— Start —
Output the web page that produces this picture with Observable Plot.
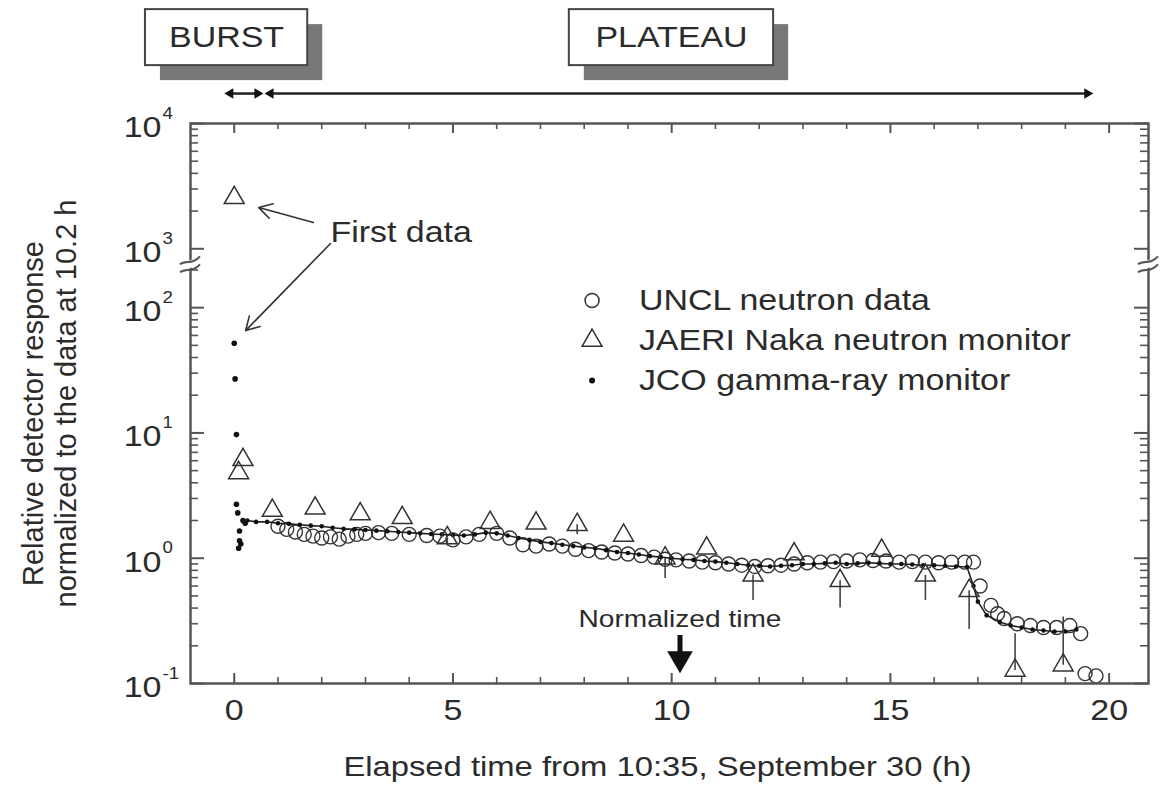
<!DOCTYPE html>
<html><head><meta charset="utf-8">
<script src="https://cdn.jsdelivr.net/npm/d3@7"></script>
<script src="https://cdn.jsdelivr.net/npm/@observablehq/plot@0.6"></script>
<style>
body{margin:0;background:#fff;}
#chart svg{display:block;}
</style></head><body><div id="chart"></div>
<script>
// ---------------- data ----------------
// UNCL neutron data (open circles)
const unclX = [1.0,1.2,1.4,1.6,1.8,2.0,2.2,2.4,2.6,2.8,3.0,3.3,3.6,4.0,4.4,4.7,5.0,5.3,5.6,6.0,6.3,6.6,6.9,7.2,7.5,7.8,8.1,8.4,8.7,9.0,9.3,9.6,9.85,10.1,10.4,10.7,11.0,11.3,11.6,11.9,12.2,12.5,12.8,13.1,13.4,13.7,14.0,14.3,14.6,14.9,15.2,15.5,15.8,16.1,16.4,16.7,16.9,17.05,17.3,17.45,17.6,17.9,18.2,18.5,18.8,19.1,19.35,19.45,19.7];
const unclV = [1.8,1.7,1.62,1.55,1.5,1.45,1.48,1.42,1.5,1.55,1.58,1.6,1.58,1.55,1.52,1.5,1.4,1.48,1.55,1.58,1.45,1.28,1.25,1.3,1.25,1.18,1.15,1.12,1.1,1.08,1.05,1.02,0.98,0.97,0.95,0.93,0.92,0.9,0.88,0.86,0.87,0.88,0.9,0.92,0.93,0.94,0.95,0.97,0.96,0.95,0.93,0.94,0.93,0.92,0.93,0.93,0.93,0.6,0.42,0.36,0.33,0.3,0.29,0.28,0.28,0.29,0.25,0.12,0.115];

// JAERI Naka neutron monitor (open triangles) with error bars
const jaeriX  = [0,0.2,0.1,0.87,1.85,2.88,3.84,4.87,5.85,6.9,7.84,8.9,9.85,10.8,11.86,12.8,13.85,14.8,15.8,16.8,17.85,18.95];
const jaeriV  = [2550,6.1,4.8,2.4,2.5,2.25,2.1,1.45,1.92,1.9,1.85,1.52,1.0,1.2,0.73,1.08,0.66,1.15,0.73,0.55,0.127,0.14];
const jaeriLo = [null,null,null,null,null,null,null,1.25,null,null,1.55,null,0.69,null,0.46,null,0.40,null,0.46,0.27,null,null];
const jaeriHi = [null,null,null,null,null,null,null,null,null,null,null,null,null,null,null,null,null,null,null,null,0.25,0.34];

// JCO gamma-ray monitor (filled dots): burst part and continuous part
const gammaBurstX = [0,0.02,0.05,0.05,0.08,0.1,0.12,0.12,0.15,0.2,0.25];
const gammaBurstV = [52,27,9.7,2.7,2.3,1.2,1.38,1.65,1.3,2.0,1.9];
const gammaX = [0.3,0.5,0.75,1.0,1.25,1.5,1.75,2.0,2.25,2.5,2.75,3.0,3.25,3.5,3.75,4.0,4.25,4.5,4.75,5.0,5.25,5.5,5.75,6.0,6.25,6.5,6.75,7.0,7.25,7.5,7.75,8.0,8.25,8.5,8.75,9.0,9.25,9.5,9.75,10.0,10.25,10.5,10.75,11.0,11.25,11.5,11.75,12.0,12.25,12.5,12.75,13.0,13.25,13.5,13.75,14.0,14.25,14.5,14.75,15.0,15.25,15.5,15.75,16.0,16.25,16.5,16.75,16.9,17.0,17.2,17.5,17.75,18.0,18.25,18.5,18.75,19.0,19.25];
const gammaV = [2.0,1.95,1.95,1.9,1.88,1.85,1.82,1.8,1.75,1.72,1.7,1.68,1.66,1.64,1.62,1.6,1.58,1.56,1.55,1.53,1.52,1.55,1.6,1.58,1.52,1.45,1.4,1.35,1.32,1.28,1.25,1.22,1.2,1.16,1.12,1.1,1.07,1.04,1.02,1.0,0.98,0.97,0.95,0.94,0.92,0.9,0.88,0.87,0.86,0.87,0.88,0.9,0.9,0.91,0.92,0.9,0.91,0.92,0.91,0.9,0.9,0.89,0.88,0.88,0.87,0.86,0.85,0.6,0.45,0.35,0.31,0.29,0.28,0.27,0.265,0.26,0.26,0.27];

// axes
const xMajor = [0,5,10,15,20];
const xMinor = [1,2,3,4,6,7,8,9,11,12,13,14,16,17,18,19];
const yExponents = [-1,0,1,2,3,4];
const yExpLabels = ["-1","0","1","2","3","4"];

// legend
const legendLabels = ["UNCL neutron data","JAERI Naka neutron monitor","JCO gamma-ray monitor"];
const legendSymbols = ["circle","triangle","dot"];

// ---------------- broken log axis ----------------
const GAP = 0.53;      // decades removed between 10^2 and 10^3
const BREAK_Y = 2.35;  // position of the break mark (scale units)
const T = v => { const l = Math.log10(v); return l < 2.6 ? l : l - GAP; };

const W = 1160, H = 791, mL = 190, mR = 12, mT = 123, mB = 108;
const pW = W - mL - mR, pH = H - mT - mB;
const ink = "#2b2b2b", axisInk = "#555";

const yMinor = [];
for (const e of [-1,0,1]) for (let k = 2; k <= 9; k++) yMinor.push(k * 10 ** e);
yMinor.push(200);
for (let k = 2; k <= 9; k++) yMinor.push(k * 1000);
const yMajor = yExponents.map(e => 10 ** e);

const uncl = unclX.map((x,i) => ({x, v: unclV[i]}));
const jaeri = jaeriX.map((x,i) => ({x, v: jaeriV[i], lo: jaeriLo[i], hi: jaeriHi[i]}));
const gammaBurst = gammaBurstX.map((x,i) => ({x, v: gammaBurstV[i]}));
const gamma = gammaX.map((x,i) => ({x, v: gammaV[i]}));
const errBars = jaeri.filter(d => d.lo != null || d.hi != null)
  .map(d => ({x: d.x, y1: d.v, y2: d.lo != null ? d.lo : d.hi}));
const yTicks = yExponents.map((e,i) => ({v: yMajor[i], exp: yExpLabels[i]}));

// annotation layout (x in hours, y in scale units)
const boxes = [
  {label: "BURST", x1: -2.03, x2: 1.68, y1: 3.932, y2: 4.379},
  {label: "PLATEAU", x1: 7.66, x2: 12.33, y1: 3.932, y2: 4.379}
];
const spanY = 3.709;
const spans = [{x1: -0.09, x2: 0.53}, {x1: 0.83, x2: 19.5}];
const heads = [
  {x: -0.09, r: -90}, {x: 0.53, r: 90}, {x: 0.83, r: -90}, {x: 19.5, r: 90}
];
const legendY = [2.057, 1.737, 1.418];
const legendSymX = 8.18, legendTextX = 9.25;
const legend = legendLabels.map((t,i) => ({t, s: legendSymbols[i], y: legendY[i]}));
const firstArrows = [
  {x1: 1.81, v1: 1618, x2: 0.56, v2: 2133},
  {x1: 2.2, v1: 1101, x2: 0.26, v2: 65.6}
];

function breakMarks(index, scales, values, dims) {
  const g = d3.create("svg:g");
  const yb = scales.y(BREAK_Y);
  for (const xb of [dims.marginLeft, dims.width - dims.marginRight]) {
    g.append("path")
      .attr("d", `M${xb-10},${yb+1}L${xb+10},${yb-7}L${xb+10},${yb+1}L${xb-10},${yb+9}Z`)
      .attr("fill", "white");
    for (const o of [0, 8]) {
      g.append("path")
        .attr("d", `M${xb-10},${yb+1+o}C${xb-4},${yb-4+o} ${xb+2},${yb+2+o} ${xb+10},${yb-7+o}`)
        .attr("fill", "none").attr("stroke", axisInk).attr("stroke-width", 2);
    }
  }
  return g.node();
}

const chart = Plot.plot({
  width: W, height: H,
  marginLeft: mL, marginRight: mR, marginTop: mT, marginBottom: mB,
  x: {domain: [-1, 20.9], axis: null},
  y: {domain: [-1, 3.47], axis: null},
  style: {background: "white", fontFamily: "'Liberation Sans', Arial, Helvetica, sans-serif", fontSize: "30px", color: ink},
  marks: [
    // data
    Plot.dot(uncl, {x: "x", y: d => T(d.v), r: 7, stroke: "#333", strokeWidth: 1.4, fill: "none"}),
    Plot.line(gamma, {x: "x", y: d => T(d.v), stroke: "#222", strokeWidth: 1.6}),
    Plot.dot(gamma, {x: "x", y: d => T(d.v), r: 2.3, fill: "#111"}),
    Plot.dot(gammaBurst, {x: "x", y: d => T(d.v), r: 2.8, fill: "#111"}),
    Plot.ruleX(errBars, {x: "x", y1: d => T(d.y1), y2: d => T(d.y2), stroke: "#444", strokeWidth: 1.6}),
    Plot.dot(jaeri, {x: "x", y: d => T(d.v), symbol: "triangle", r: 7.4, stroke: "#333", strokeWidth: 1.5, fill: "none"}),
    // frame, ticks
    Plot.frame({stroke: axisInk, strokeWidth: 2.5}),
    Plot.tickY(yMajor, {y: T, insetRight: pW - 14, stroke: axisInk, strokeWidth: 2}),
    Plot.tickY(yMajor, {y: T, insetLeft: pW - 14, stroke: axisInk, strokeWidth: 2}),
    Plot.tickY(yMinor, {y: T, insetRight: pW - 8, stroke: axisInk, strokeWidth: 1.6}),
    Plot.tickY(yMinor, {y: T, insetLeft: pW - 8, stroke: axisInk, strokeWidth: 1.6}),
    Plot.tickX(xMajor, {x: d => d, insetTop: pH - 10, stroke: axisInk, strokeWidth: 2}),
    Plot.tickX(xMajor, {x: d => d, insetBottom: pH - 10, stroke: axisInk, strokeWidth: 2}),
    Plot.tickX(xMinor, {x: d => d, insetTop: pH - 6, stroke: axisInk, strokeWidth: 1.6}),
    Plot.tickX(xMinor, {x: d => d, insetBottom: pH - 6, stroke: axisInk, strokeWidth: 1.6}),
    breakMarks,
    // tick labels
    Plot.text(xMajor, {x: d => d, text: d => String(d), frameAnchor: "bottom", dy: 36, fill: ink, fontSize: 29}),
    Plot.text(yTicks, {y: d => T(d.v), text: () => "10", frameAnchor: "left", dx: -29, dy: 4, textAnchor: "end", fill: ink, fontSize: 29}),
    Plot.text(yTicks, {y: d => T(d.v), text: "exp", frameAnchor: "left", dx: -28, dy: -10, textAnchor: "start", fill: ink, fontSize: 16}),
    // axis titles
    Plot.text(["Elapsed time from 10:35, September 30 (h)"], {frameAnchor: "bottom", dx: -12, dy: 92, fill: ink, fontSize: 28}),
    Plot.text(["Relative detector response"], {frameAnchor: "left", textAnchor: "middle", dx: -157, dy: 10, rotate: -90, fill: ink, fontSize: 29}),
    Plot.text(["normalized to the data at 10.2 h"], {frameAnchor: "left", textAnchor: "middle", dx: -124, dy: 0, rotate: -90, fill: ink, fontSize: 29}),
    // legend
    Plot.dot(legend.filter(d => d.s === "circle"), {x: () => legendSymX, y: "y", r: 7, stroke: "#333", strokeWidth: 1.5, fill: "none"}),
    Plot.dot(legend.filter(d => d.s === "triangle"), {x: () => legendSymX, y: "y", symbol: "triangle", r: 7.4, stroke: "#333", strokeWidth: 1.5, fill: "none"}),
    Plot.dot(legend.filter(d => d.s === "dot"), {x: () => legendSymX, y: "y", r: 3, fill: "#111"}),
    Plot.text(legend, {x: () => legendTextX, y: "y", text: "t", textAnchor: "start", fill: ink, fontSize: 29}),
    // "First data" annotation
    Plot.text(["First data"], {x: () => 2.2, y: () => T(1346), textAnchor: "start", fill: ink, fontSize: 29}),
    Plot.arrow(firstArrows, {x1: "x1", y1: d => T(d.v1), x2: "x2", y2: d => T(d.v2), stroke: "#333", strokeWidth: 1.6, headLength: 14}),
    // normalized time annotation
    Plot.text(["Normalized time"], {x: () => 10.19, y: () => T(0.324), fill: ink, fontSize: 24}),
    Plot.ruleX([10.19], {x: d => d, y1: () => T(0.2415), y2: () => T(0.16), stroke: "#111", strokeWidth: 5}),
    Plot.dot([10.19], {x: d => d, y: () => T(0.158), symbol: "triangle2", r: 12.2, rotate: 180, fill: "#111"}),
    // top boxes with shadows
    Plot.rect(boxes, {x1: "x1", x2: "x2", y1: "y1", y2: "y2", fill: "#777", dx: 15, dy: 15}),
    Plot.rect(boxes, {x1: "x1", x2: "x2", y1: "y1", y2: "y2", fill: "white", stroke: "#444", strokeWidth: 2}),
    Plot.text(boxes, {x: d => (d.x1 + d.x2) / 2, y: d => (d.y1 + d.y2) / 2, text: "label", fill: ink, fontSize: 29}),
    // top spans
    Plot.link(spans, {x1: "x1", x2: "x2", y1: () => spanY, y2: () => spanY, stroke: "#222", strokeWidth: 2.5}),
    Plot.dot(heads, {x: "x", y: () => spanY, symbol: "triangle2", r: 5, rotate: "r", fill: "#111"})
  ]
});

document.getElementById("chart").appendChild(chart);

// horizontal stretch of the (wide) lettering seen in the figure
chart.querySelectorAll("text").forEach(t => {
  const tr = t.getAttribute("transform") || "";
  if (/rotate/.test(tr) || t.querySelector("tspan")) return;
  const L = t.getComputedTextLength();
  if (L > 0) {
    t.setAttribute("textLength", (L * 1.17).toFixed(1));
    t.setAttribute("lengthAdjust", "spacingAndGlyphs");
  }
});
</script>
</body></html>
— End —
#### [EXERCISE DIRECTIONS]
Which lines in the data above contain "with"? Show each one.

#### [WRITTEN REPLY]
Output the web page that produces this picture with Observable Plot.
// JAERI Naka neutron monitor (open triangles) with error bars
    // top boxes with shadows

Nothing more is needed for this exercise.